Though the phrase is relatively new to the workplace, keep in mind that the principle dates back to Jesus of Nazareth, the embodiment of this "innovative" practice.

Jesus called them together and said, "You know that those who are regarded as rulers of the Gentiles lord it over them, and their high officials exercise authority over them.

"Not so with you. Instead, whoever wants to become great among you must be your servant, and whoever wants to be first must be slave of all. For even the Son of Man did not come to be served, but to serve, and to give his life as a ransom for many."
Mark 10:42-45

As a rule, leaders don’t serve and servants don’t lead. In fact, servant leadership is such a paradox that Jesus continually had to teach it to his disciples. Once as they entered the town of Capernaum, He asked them what they had been arguing about on the road going there. No one answered. No one wanted to admit they had been arguing about who was the greatest (Mark 9:33-34). Seeing a teachable moment and considering the lesson this important, he called the twelve to stop and sit with him. "If anyone wants to be first," He said to them, "he must be the very last, and the servant of all."

Jesus didn’t stop with spoken lessons, he lived them. Every action, every interaction validated his instructions to his beloved disciples. With wonder, dismay, and confusion, they watched him model a seemingly contradictory description of leadership. Pictures burned into their minds and hearts of one who came not to be served, but to serve. In one instance, he donned a slave’s towel, knelt before his disciples, and washed their feet (John 13:1-15). Then he called them to do the same. He challenged them to lead as he led, to serve as he served.

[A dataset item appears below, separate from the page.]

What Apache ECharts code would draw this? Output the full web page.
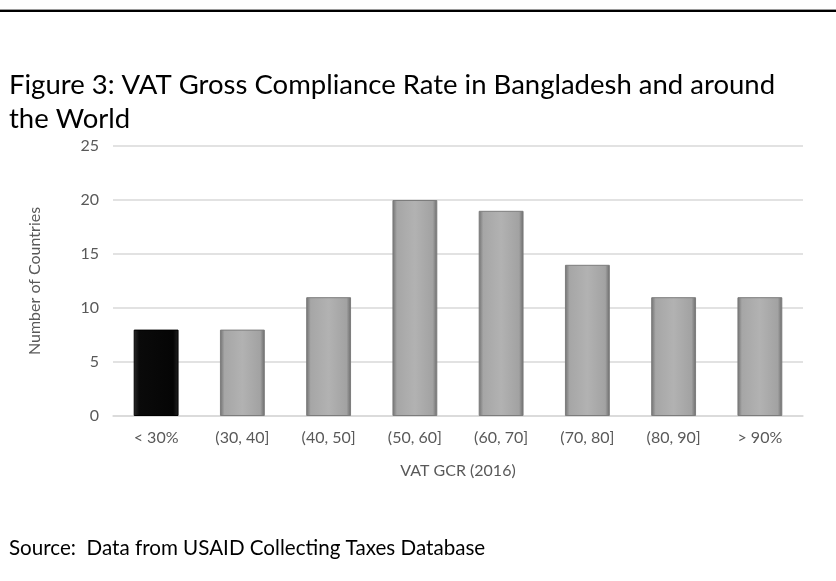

In the world of work, the "servant leadership" management style describes people who choose to first serve, then lead, as a way to expand their service to individuals and institutions. These leaders serve others by investing in them, both for the sake of the individual and so that together they may accomplish a greater goal. As we celebrate this more caring style of workplace leadership, may we also celebrate its designer: Jesus, the Christ. As Servant of all, He continues to invest in each of us because he loves each of us individually, and because together we may bring about the Kingdom of God.